Calculate $\mathbb{E}[N(E) e^{-rE}]$ for Compound Poisson $(N(t))_t$ and exponential $E$.

Question

Let $(\xi_i)_i$ be an i.i.d. sequence of random variables, $(n(t))_t$ a Poisson process (independent of the $\xi_i$) with intensity $\lambda$ and let: $$ N(t) = \sum_{i=1}^{n(t)} \xi_i $$ be the associated compound Poisson process.
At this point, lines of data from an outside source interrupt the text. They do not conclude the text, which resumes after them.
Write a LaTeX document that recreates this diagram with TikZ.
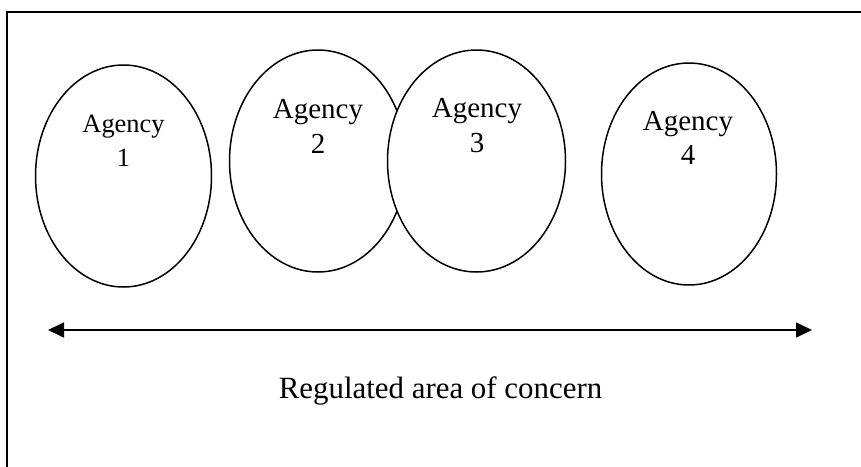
\documentclass[tikz,border=0pt]{standalone}
\usepackage{fontspec}
\setmainfont{Liberation Serif}
\usetikzlibrary{shapes.geometric,arrows.meta}

\tikzset{
  agency/.style={draw, ellipse, fill=white, line width=1.5pt, inner sep=0pt,
    minimum width=#1, minimum height=222pt},
  agencytext/.style={anchor=north, inner sep=0pt, align=center},
  framerule/.style={line width=2pt},
  span/.style={line width=1.6pt, {Triangle[length=16pt,width=15pt]}-{Triangle[length=16pt,width=15pt]}}
}

\begin{document}
\begin{tikzpicture}[x=1pt, y=-1pt]
  \useasboundingbox (0,0) rectangle (861,466);

  % open frame: left and top edges only
  \coordinate (fbl) at (7,467);
  \coordinate (ftl) at (7,12);
  \coordinate (ftr) at (862,12);
  \draw[framerule, line cap=rect] (fbl) -- (ftl) -- (ftr);

  % agencies
  \node[agency=176pt] (a1) at (123.5,176) {};
  \node[agency=177pt] (a2) at (318,161) {};
  \node[agency=178pt] (a3) at (476.5,161) {};
  \node[agency=175pt] (a4) at (689,174) {};

  \node[agencytext, font=\fontsize{26.4}{34}\selectfont] (t1) at (123.5,115) {Agency\\1};
  \node[agencytext, font=\fontsize{29}{34.5}\selectfont] (t2) at (318,99.5) {Agency\\2};
  \node[agencytext, font=\fontsize{29}{34.5}\selectfont] (t3) at (477,98.5) {Agency\\3};
  \node[agencytext, font=\fontsize{29}{34.5}\selectfont] (t4) at (688,111) {Agency\\4};

  % extent of the regulated area
  \coordinate (aleft) at (48,330);
  \coordinate (aright) at (812,330);
  \draw[span] (aleft) -- (aright);

  \node[anchor=base, inner sep=0pt, font=\fontsize{30.9}{36}\selectfont] (area) at (440.5,398)
    {Regulated area of concern};
\end{tikzpicture}
\end{document}
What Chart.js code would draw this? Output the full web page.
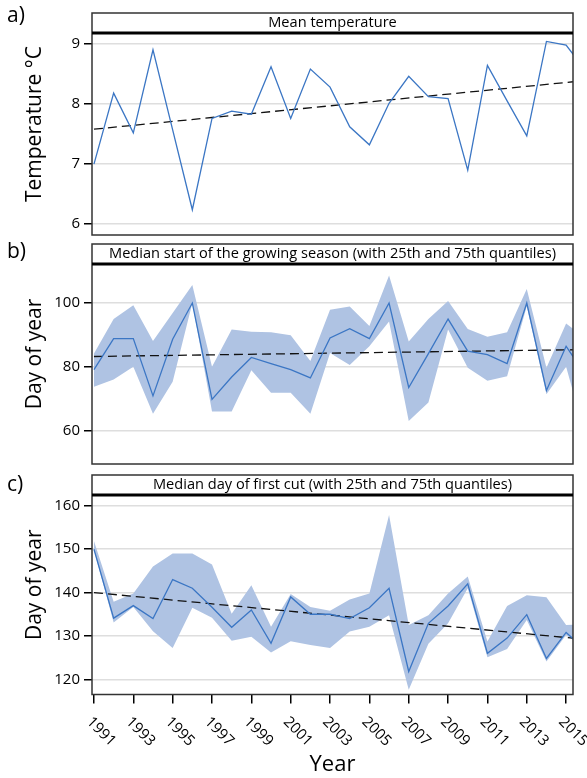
<!DOCTYPE html>
<html>
<head>
<meta charset="utf-8">
<script src="https://cdn.jsdelivr.net/npm/chart.js@4.4.1/dist/chart.umd.min.js"></script>
<style>
    html, body { margin: 0; padding: 0; background: #fff; }
    #wrap { position: relative; width: 587px; height: 778px; }
    #wrap canvas { position: absolute; left: 0; }
</style>
</head>
<body>
<div id="wrap">
    <canvas id="chartA" width="587" height="250" style="top:0px"></canvas>
    <canvas id="chartB" width="587" height="240" style="top:240px"></canvas>
    <canvas id="chartC" width="587" height="308" style="top:470px"></canvas>
</div>
<script>
// years on the x axis
const years = [1991, 1992, 1993, 1994, 1995, 1996, 1997, 1998, 1999, 2000, 2001, 2002, 2003,
               2004, 2005, 2006, 2007, 2008, 2009, 2010, 2011, 2012, 2013, 2014, 2015, 2016];
const xTickYears = [1991, 1993, 1995, 1997, 1999, 2001, 2003, 2005, 2007, 2009, 2011, 2013, 2015];
const trendYears = [1991, 2016];

// a) mean temperature
const tempMean = [7.0, 8.18, 7.52, 8.9, 7.57, 6.24, 7.76, 7.88, 7.83, 8.62, 7.76, 8.58, 8.28,
                  7.62, 7.32, 8.01, 8.46, 8.12, 8.09, 6.9, 8.64, 8.05, 7.47, 9.04, 8.98, 8.55];
const tempTrend = [7.58, 8.39];
const tempTicks = [6, 7, 8, 9];

// b) start of the growing season
const startMedian = [79.2, 88.9, 88.9, 71.0, 88.7, 100, 69.9, 76.9, 83.0, 81.1, 79.2, 76.6, 89.1,
                     92.0, 88.9, 100, 73.6, 84.2, 95.0, 85.0, 83.9, 81.1, 100, 72.7, 86.5, 77.3];
const startQ75 = [84.2, 95.0, 99.3, 88.1, 96.9, 105.6, 80.1, 91.7, 91.0, 90.9, 89.9, 81.9, 97.9,
                  98.9, 92.8, 108.6, 88.0, 95.0, 100.6, 91.9, 89.5, 90.9, 104.4, 79.8, 93.6, 89.0];
const startQ25 = [73.8, 76.1, 80.1, 65.4, 75.4, 100, 66.1, 66.1, 79.0, 72.0, 72.0, 65.4, 84.4,
                  80.6, 86.5, 94.2, 63.1, 68.9, 91.7, 79.8, 75.7, 77.1, 99.0, 71.5, 80.1, 58.0];
const startTrend = [83.3, 85.46];
const startTicks = [60, 80, 100];

// c) day of first cut
const cutMedian = [150.0, 134.1, 137.0, 134.0, 143.0, 141.0, 136.6, 132.0, 136.0, 128.3, 139.0, 135.0, 135.0,
                   134.0, 136.5, 141.0, 121.8, 132.9, 136.9, 142.0, 126.0, 129.5, 134.9, 124.8, 130.8, 126.8];
const cutQ75 = [151.9, 137.9, 139.8, 146.0, 149.0, 149.0, 146.5, 135.1, 141.7, 132.1, 139.7, 136.7, 135.8,
                138.4, 139.8, 157.9, 132.5, 134.8, 139.8, 143.7, 128.7, 136.9, 139.4, 138.9, 132.5, 132.8];
const cutQ25 = [149.8, 133.1, 136.7, 131.1, 127.2, 136.5, 134.2, 128.9, 129.8, 126.2, 128.8, 127.9, 127.2,
                131.0, 132.1, 134.8, 117.6, 128.2, 132.9, 141.0, 125.1, 127.0, 133.7, 124.1, 130.2, 127.0];
const cutTrend = [140.0, 129.2];
const cutTicks = [120, 130, 140, 150, 160];

const FONT = '"Open Sans", "DejaVu Sans", sans-serif';
const LINE_BLUE = '#3b76c4';
const BAND_BLUE = '#afc3e3';

function toPoints(xs, ys) {
    return xs.map((x, i) => ({ x: x, y: ys[i] }));
}

// frame, header strip, y title, panel letter, rotated year labels
const panelFrame = {
    id: 'panelFrame',
    afterDraw(chart, args, opts) {
        const { ctx, chartArea: a } = chart;
        const top = a.top - opts.strip;
        ctx.save();
        ctx.strokeStyle = '#333';
        ctx.lineWidth = 1.5;
        ctx.strokeRect(a.left, top, a.right - a.left, a.bottom - top);
        ctx.strokeStyle = '#000';
        ctx.lineWidth = 3;
        ctx.beginPath();
        ctx.moveTo(a.left, a.top);
        ctx.lineTo(a.right, a.top);
        ctx.stroke();

        ctx.fillStyle = '#000';
        ctx.textAlign = 'center';
        ctx.textBaseline = 'middle';
        ctx.font = '14.6px ' + FONT;
        ctx.fillText(opts.title, (a.left + a.right) / 2, top + opts.strip / 2);

        ctx.save();
        ctx.translate(35, (top + a.bottom) / 2);
        ctx.rotate(-Math.PI / 2);
        ctx.font = '21px ' + FONT;
        ctx.fillText(opts.yTitle, 0, 0);
        ctx.restore();

        ctx.textAlign = 'left';
        ctx.font = '21px ' + FONT;
        ctx.fillText(opts.letter, 7, opts.letterY);

        if (opts.yearLabels) {
            const xs = chart.scales.x;
            ctx.font = '15px ' + FONT;
            xs.ticks.forEach(t => {
                ctx.save();
                ctx.translate(xs.getPixelForValue(t.value) - 5, a.bottom + 25);
                ctx.rotate(Math.PI / 4);
                ctx.fillText(String(t.value), 0, 0);
                ctx.restore();
            });
        }
        ctx.restore();
    }
};

function makePanel(id, cfg) {
    const datasets = [
        {
            data: toPoints(years, cfg.median),
            borderColor: LINE_BLUE,
            borderWidth: 1.3,
            pointRadius: 0,
            fill: false
        },
        {
            data: toPoints(trendYears, cfg.trend),
            borderColor: '#111',
            borderWidth: 1.3,
            borderDash: [9, 5],
            pointRadius: 0,
            fill: false
        }
    ];
    if (cfg.q75) {
        datasets.push({
            data: toPoints(years, cfg.q75),
            borderWidth: 0,
            pointRadius: 0,
            backgroundColor: BAND_BLUE,
            fill: '+1'
        });
        datasets.push({
            data: toPoints(years, cfg.q25),
            borderWidth: 0,
            pointRadius: 0,
            fill: false
        });
    }

    const xAxis = {
        type: 'linear',
        min: 1990.9,
        max: 2015.35,
        display: cfg.showX,
        afterBuildTicks: scale => { scale.ticks = xTickYears.map(v => ({ value: v })); },
        grid: { drawOnChartArea: false, drawTicks: true, tickLength: 9, tickColor: '#000', lineWidth: 1.5 },
        border: { display: false },
        ticks: { display: false }
    };
    if (cfg.showX) {
        xAxis.afterFit = scale => { scale.height = cfg.xHeight; };
        xAxis.title = {
            display: true,
            text: 'Year',
            color: '#000',
            font: { family: FONT, size: 22 },
            padding: { top: 5, bottom: 0 }
        };
    }

    return new Chart(document.getElementById(id), {
        type: 'line',
        data: { datasets: datasets },
        plugins: [panelFrame],
        options: {
            responsive: false,
            animation: false,
            layout: { padding: { top: cfg.padTop, bottom: cfg.padBottom, left: 0, right: 14 } },
            elements: { line: { tension: 0 } },
            plugins: {
                legend: { display: false },
                tooltip: { enabled: false },
                panelFrame: {
                    title: cfg.title,
                    yTitle: cfg.yTitle,
                    letter: cfg.letter,
                    letterY: cfg.letterY,
                    strip: 20,
                    yearLabels: cfg.showX
                }
            },
            scales: {
                x: xAxis,
                y: {
                    min: cfg.yMin,
                    max: cfg.yMax,
                    afterFit: scale => { scale.width = 92; },
                    afterBuildTicks: scale => { scale.ticks = cfg.ticks.map(v => ({ value: v })); },
                    grid: { color: '#dedede', lineWidth: 1.5, drawTicks: true, tickLength: 8, tickColor: '#000' },
                    border: { display: false },
                    ticks: { color: '#000', padding: 4, font: { family: FONT, size: 15 } }
                }
            }
        }
    });
}

makePanel('chartA', {
    median: tempMean, trend: tempTrend, ticks: tempTicks,
    yMin: 5.82, yMax: 9.18,
    title: 'Mean temperature', yTitle: 'Temperature °C', letter: 'a)', letterY: 16,
    padTop: 33, padBottom: 15, showX: false
});

makePanel('chartB', {
    median: startMedian, q75: startQ75, q25: startQ25, trend: startTrend, ticks: startTicks,
    yMin: 49.7, yMax: 112.2,
    title: 'Median start of the growing season (with 25th and 75th quantiles)',
    yTitle: 'Day of year', letter: 'b)', letterY: 12,
    padTop: 24, padBottom: 16, showX: false
});

makePanel('chartC', {
    median: cutMedian, q75: cutQ75, q25: cutQ25, trend: cutTrend, ticks: cutTicks,
    yMin: 116.5, yMax: 162.5,
    title: 'Median day of first cut (with 25th and 75th quantiles)',
    yTitle: 'Day of year', letter: 'c)', letterY: 15,
    padTop: 25, padBottom: 0, showX: true, xHeight: 83.5
});
</script>
</body>
</html>
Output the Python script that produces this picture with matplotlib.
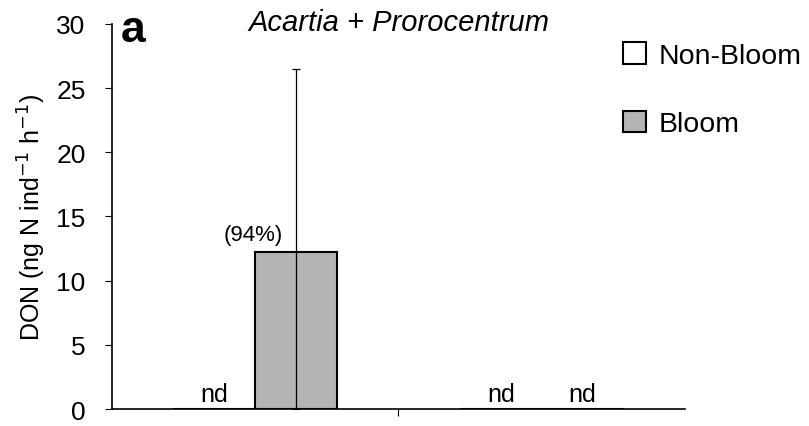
#!/usr/bin/env python3
# -*- coding: utf-8 -*-

import matplotlib
matplotlib.use("Agg")
import matplotlib.pyplot as plt
import numpy as np

plt.rcParams['font.family'] = ['Liberation Sans', 'DejaVu Sans']

# data
csoportok = ['', '']
nonbloom = [0.0, 0.0]
bloom = [12.2, 0.0]
bloom_err = [14.3, 0.0]
nonbloom_nd = [True, True]
bloom_nd = [False, True]
szazalek = ['(94%)', None]

fig = plt.figure(figsize=(8.09, 4.27), dpi=100)
ax = fig.add_axes([0.1384, 0.0398, 0.7083, 0.9017])

x = np.arange(len(csoportok))
w = 0.286

ax.bar(x - w / 2, nonbloom, w, color='white', edgecolor='black', linewidth=1.5, label='Non-Bloom')
ax.bar(x + w / 2, bloom, w, color='#b4b4b4', edgecolor='black', linewidth=1.5, label='Bloom')

for i in range(len(x)):
    if bloom_err[i] > 0:
        ax.errorbar(x[i] + w / 2, bloom[i], yerr=[[bloom[i]], [bloom_err[i]]],
                    fmt='none', ecolor='black', elinewidth=0.9, capsize=3, capthick=0.9)
    if nonbloom_nd[i]:
        ax.text(x[i] - w / 2, 0.25, 'nd', ha='center', va='bottom', fontsize=18)
    if bloom_nd[i]:
        ax.text(x[i] + w / 2, 0.25, 'nd', ha='center', va='bottom', fontsize=18)
    if szazalek[i]:
        ax.text(x[i] + w / 2 - 0.15, bloom[i] + 0.6, szazalek[i], ha='center', va='bottom', fontsize=16)

ax.set_xlim(-0.5, 1.5)
ax.set_ylim(0, 30)
ax.set_yticks(range(0, 31, 5))
ax.set_xticks([0.5])
ax.set_xticklabels([''])
ax.tick_params(axis='y', labelsize=19, length=5, pad=14, direction='out')
ax.tick_params(axis='x', length=5, direction='out')
ax.spines['top'].set_visible(False)
ax.spines['right'].set_visible(False)
ax.spines['left'].set_linewidth(1.2)
ax.spines['bottom'].set_linewidth(1.2)

ax.set_ylabel('DON (ng N ind$^{-1}$ h$^{-1}$)', fontsize=18, labelpad=6)
ax.text(0.5, 1.005, 'Acartia + Prorocentrum', transform=ax.transAxes, ha='center', va='center',
        fontsize=21, style='italic')
ax.text(0.016, 0.985, 'a', transform=ax.transAxes, ha='left', va='center', fontsize=32, fontweight='bold')

ax.legend(loc='upper left', bbox_to_anchor=(0.892, 0.952), frameon=False, fontsize=20.5,
          handlelength=0.8, handleheight=0.8, labelspacing=1.45, handletextpad=0.45,
          borderaxespad=0, borderpad=0)

fig.savefig('out.png', dpi=100)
Further, let $E$ be an exponentially distributed random variable, independent of $n(t)$ and $\xi_i$. We would now like to calculate the expectations: $$ \mathbb{E}[e^{-rE} N(E)] $$

Answer 1

Hints:

1. Calculate $\mathbb{E}(N_t)$.
2. Since $E$ and $(N_t)_{t \geq 0}$ are independent it holds that $$\mathbb{E}(e^{-rE} N(E)) = \mathbb{E} \left( \int_0^{\infty} e^{-rE} N(t) \, d\mathbb{P}_E(t) \right)$$ where $\mathbb{P}_E$ denotes the distribution of $E$. As $E$ is exponentially distributed, say with parameter $\mu>0$, this means that $$\mathbb{E}(e^{-rE} N(E)) = \mu \int_0^{\infty} e^{-rt} \mathbb{E}(N(t)) e^{-\mu t} \, dt.$$ Combining this with step 1, this allows you to calculate $\mathbb{E}(e^{-rE} N(E))$.